EXERCISE BRIEF — Pull every line with the word "that" out of the entries below.

RECORDS TO PROCESS —
┄┄┄┄┄┄┄┄┄┄
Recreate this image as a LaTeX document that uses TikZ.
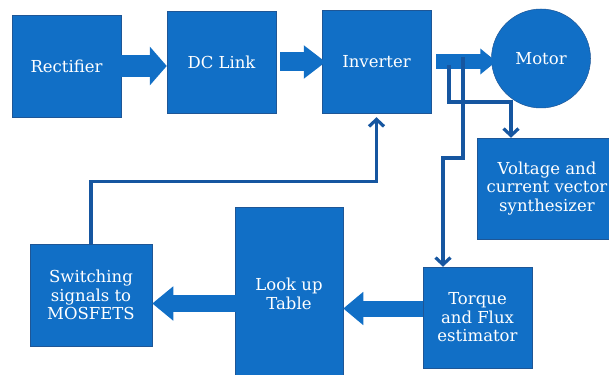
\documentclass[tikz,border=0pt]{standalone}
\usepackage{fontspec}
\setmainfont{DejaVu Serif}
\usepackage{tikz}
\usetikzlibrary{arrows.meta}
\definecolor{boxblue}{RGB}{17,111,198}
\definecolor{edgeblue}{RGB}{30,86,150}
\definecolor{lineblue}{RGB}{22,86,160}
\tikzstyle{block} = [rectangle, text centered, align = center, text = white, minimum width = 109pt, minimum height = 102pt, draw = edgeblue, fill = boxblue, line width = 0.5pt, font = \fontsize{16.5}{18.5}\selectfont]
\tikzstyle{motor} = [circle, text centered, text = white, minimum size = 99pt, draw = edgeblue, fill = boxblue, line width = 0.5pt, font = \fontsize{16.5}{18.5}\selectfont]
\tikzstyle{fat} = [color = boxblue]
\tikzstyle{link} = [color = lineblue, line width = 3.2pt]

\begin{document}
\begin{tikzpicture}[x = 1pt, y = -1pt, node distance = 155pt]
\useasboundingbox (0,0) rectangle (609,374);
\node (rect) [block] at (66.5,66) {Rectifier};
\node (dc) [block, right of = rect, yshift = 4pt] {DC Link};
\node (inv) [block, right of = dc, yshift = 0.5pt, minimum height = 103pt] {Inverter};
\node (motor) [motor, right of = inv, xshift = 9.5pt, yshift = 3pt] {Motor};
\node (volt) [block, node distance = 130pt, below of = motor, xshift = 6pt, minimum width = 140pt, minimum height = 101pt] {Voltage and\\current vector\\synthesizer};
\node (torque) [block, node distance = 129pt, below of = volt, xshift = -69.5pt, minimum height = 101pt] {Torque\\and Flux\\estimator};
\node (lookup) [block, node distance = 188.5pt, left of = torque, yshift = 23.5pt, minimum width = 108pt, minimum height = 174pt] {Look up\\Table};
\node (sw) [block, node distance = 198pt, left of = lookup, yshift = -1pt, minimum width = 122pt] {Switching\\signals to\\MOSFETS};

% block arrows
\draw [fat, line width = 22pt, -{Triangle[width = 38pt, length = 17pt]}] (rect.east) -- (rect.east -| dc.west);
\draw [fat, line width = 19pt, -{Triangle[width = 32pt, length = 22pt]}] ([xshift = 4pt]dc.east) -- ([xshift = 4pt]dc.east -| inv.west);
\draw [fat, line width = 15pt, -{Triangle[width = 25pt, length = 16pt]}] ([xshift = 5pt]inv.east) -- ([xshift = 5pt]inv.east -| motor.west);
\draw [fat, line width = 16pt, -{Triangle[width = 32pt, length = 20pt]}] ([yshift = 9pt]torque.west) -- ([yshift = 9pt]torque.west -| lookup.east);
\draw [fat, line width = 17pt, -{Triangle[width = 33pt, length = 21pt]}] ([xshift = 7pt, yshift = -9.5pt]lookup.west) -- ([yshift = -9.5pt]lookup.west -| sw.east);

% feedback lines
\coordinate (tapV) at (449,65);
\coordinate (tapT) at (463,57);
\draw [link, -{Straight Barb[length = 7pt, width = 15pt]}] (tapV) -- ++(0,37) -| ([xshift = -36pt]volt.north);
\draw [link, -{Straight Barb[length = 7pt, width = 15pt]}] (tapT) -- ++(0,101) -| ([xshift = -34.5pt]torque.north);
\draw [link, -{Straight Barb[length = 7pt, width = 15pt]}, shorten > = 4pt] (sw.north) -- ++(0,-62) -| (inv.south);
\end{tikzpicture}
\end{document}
┄┄┄┄┄┄┄┄┄┄
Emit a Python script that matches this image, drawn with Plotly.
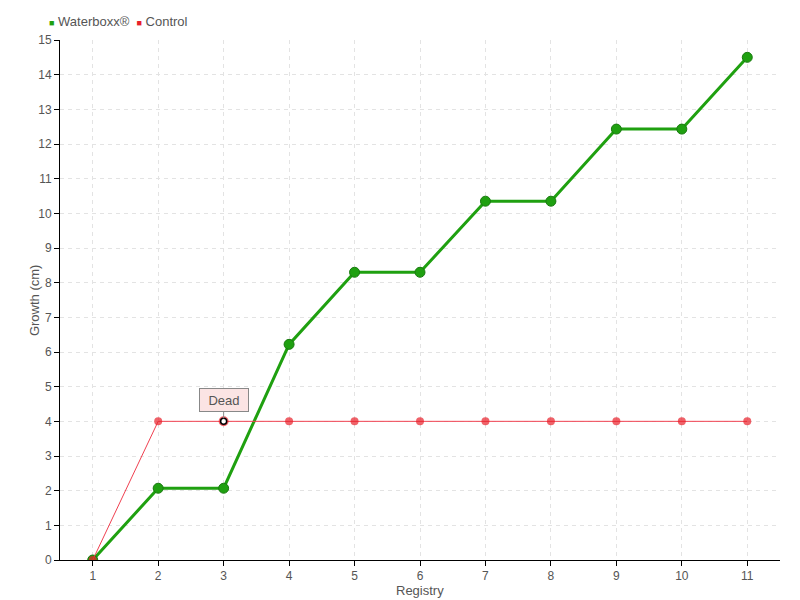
┄┄┄┄┄┄┄┄┄┄
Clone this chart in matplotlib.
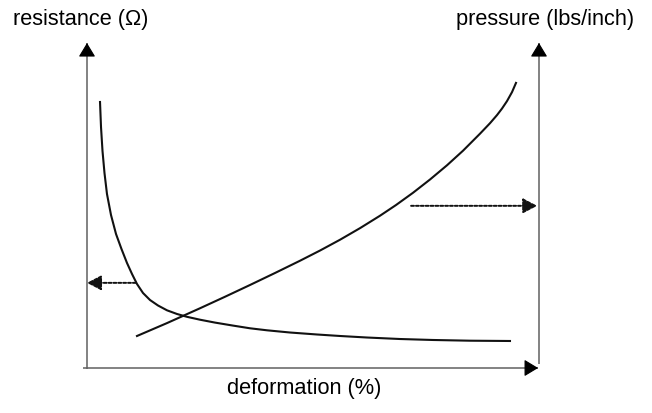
┄┄┄┄┄┄┄┄┄┄
OUTPUT BELOW —
Recreate this image as a LaTeX document that uses TikZ.
Emit a Python script that matches this image, drawn with Plotly.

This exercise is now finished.